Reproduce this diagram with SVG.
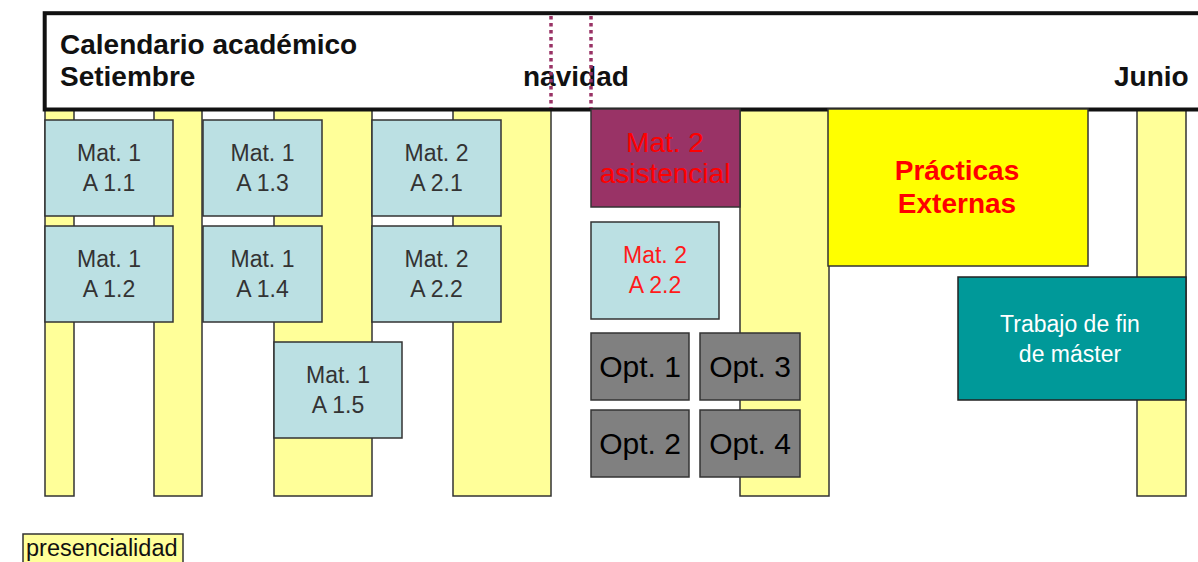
<svg xmlns="http://www.w3.org/2000/svg" width="1198" height="562" viewBox="0 0 1198 562">
<style>
.col{fill:#FFFF99;stroke:#333;stroke-width:1.5}
.mat{fill:#BBE0E3;stroke:#333;stroke-width:1.5}
.opt{fill:#808080;stroke:#333;stroke-width:1.5}
.mt{font-family:"Liberation Sans",Arial,sans-serif;font-size:23px;fill:#333;text-anchor:middle}
.ot{font-family:"Liberation Sans",Arial,sans-serif;font-size:30px;fill:#000;text-anchor:middle}
.hd{font-family:"Liberation Sans",Arial,sans-serif;font-size:28px;font-weight:bold;fill:#111}
.dot{stroke:#993366;stroke-width:3.5;stroke-dasharray:3.5 3.5;fill:none}
</style>
<rect width="1198" height="562" fill="#fff"/>
<g id="columns">
<rect class="col" x="45" y="110" width="29" height="386"/>
<rect class="col" x="154" y="110" width="48" height="386"/>
<rect class="col" x="274" y="110" width="98" height="386"/>
<rect class="col" x="453" y="110" width="98" height="386"/>
<rect class="col" x="740" y="110" width="89" height="386"/>
<rect class="col" x="1137" y="110" width="49" height="386"/>
</g>
<g id="header">
<rect x="44.7" y="13.2" width="1170" height="96.3" fill="#fff" stroke="#111" stroke-width="4"/>
<text class="hd" x="60" y="54">Calendario académico</text>
<text class="hd" x="60" y="86">Setiembre</text>
<text class="hd" x="523" y="86">navidad</text>
<text class="hd" x="1114" y="86">Junio</text>
</g>
<g id="connectors">
<line class="dot" x1="551" y1="16" x2="551" y2="108"/>
<line class="dot" x1="591" y1="16" x2="591" y2="108"/>
</g>
<g id="a11"><rect class="mat" x="45" y="120" width="128" height="96"/><text class="mt" x="109" y="161">Mat. 1</text><text class="mt" x="109" y="191">A 1.1</text></g>
<g id="a13"><rect class="mat" x="203" y="120" width="119" height="96"/><text class="mt" x="262.5" y="161">Mat. 1</text><text class="mt" x="262.5" y="191">A 1.3</text></g>
<g id="a21"><rect class="mat" x="372" y="120" width="129" height="96"/><text class="mt" x="436.5" y="161">Mat. 2</text><text class="mt" x="436.5" y="191">A 2.1</text></g>
<g id="a12"><rect class="mat" x="45" y="226" width="128" height="96"/><text class="mt" x="109" y="267">Mat. 1</text><text class="mt" x="109" y="297">A 1.2</text></g>
<g id="a14"><rect class="mat" x="203" y="226" width="119" height="96"/><text class="mt" x="262.5" y="267">Mat. 1</text><text class="mt" x="262.5" y="297">A 1.4</text></g>
<g id="a22"><rect class="mat" x="372" y="226" width="129" height="96"/><text class="mt" x="436.5" y="267">Mat. 2</text><text class="mt" x="436.5" y="297">A 2.2</text></g>
<g id="a15"><rect class="mat" x="274" y="342" width="128" height="96"/><text class="mt" x="338" y="383">Mat. 1</text><text class="mt" x="338" y="413">A 1.5</text></g>
<g id="asistencial"><rect x="591" y="109" width="149" height="98" fill="#993366" stroke="#333" stroke-width="1.5"/><text class="mt" x="665" y="152" style="font-size:28px;fill:#FF0000">Mat. 2</text><text class="mt" x="665" y="183" style="font-size:28px;fill:#FF0000">asistencial</text></g>
<g id="a22b"><rect class="mat" x="591" y="222" width="128" height="97"/><text class="mt" x="655" y="263" style="fill:#FF1A1A">Mat. 2</text><text class="mt" x="655" y="293" style="fill:#FF1A1A">A 2.2</text></g>
<g id="opt1"><rect class="opt" x="591" y="333" width="98" height="67"/><text class="ot" x="640" y="377">Opt. 1</text></g>
<g id="opt3"><rect class="opt" x="700" y="333" width="100" height="67"/><text class="ot" x="750" y="377">Opt. 3</text></g>
<g id="opt2"><rect class="opt" x="591" y="410" width="98" height="67"/><text class="ot" x="640" y="454">Opt. 2</text></g>
<g id="opt4"><rect class="opt" x="700" y="410" width="100" height="67"/><text class="ot" x="750" y="454">Opt. 4</text></g>
<g id="practicas"><rect x="828" y="109" width="260" height="157" fill="#FFFF00" stroke="#333" stroke-width="1.5"/><text class="hd" x="957" y="180" text-anchor="middle" style="fill:#FF0000">Prácticas</text><text class="hd" x="957" y="213" text-anchor="middle" style="fill:#FF0000">Externas</text></g>
<g id="tfm"><rect x="958" y="277" width="228" height="123" fill="#009999" stroke="#222" stroke-width="1.5"/><text class="mt" x="1070" y="332" style="fill:#fff">Trabajo de fin</text><text class="mt" x="1070" y="362" style="fill:#fff">de máster</text></g>
<g id="legend"><rect x="23" y="534" width="160" height="40" fill="#FFFF99" stroke="#333" stroke-width="1.5"/><text x="26" y="556" font-family="Liberation Sans, Arial, sans-serif" font-size="23.5" fill="#111">presencialidad</text></g>
</svg>
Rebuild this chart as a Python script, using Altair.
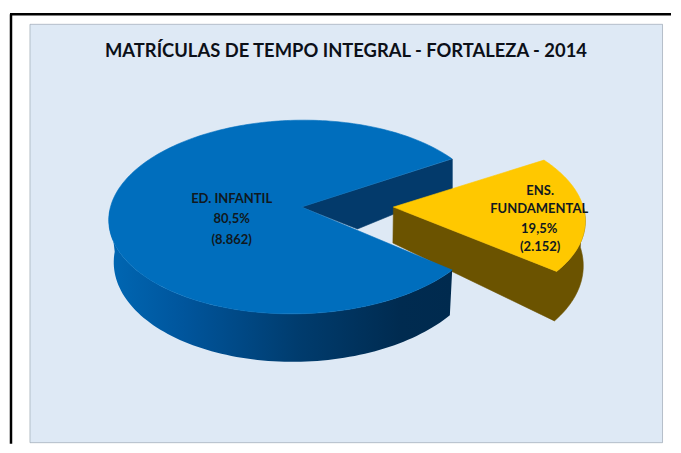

**EXERCISE BRIEF:**
List each line in the listing that contains the string "this".

**WRITTEN ANSWER:**
Reproduce this diagram with SVG.
Rebuild this chart as a Python script, using Altair.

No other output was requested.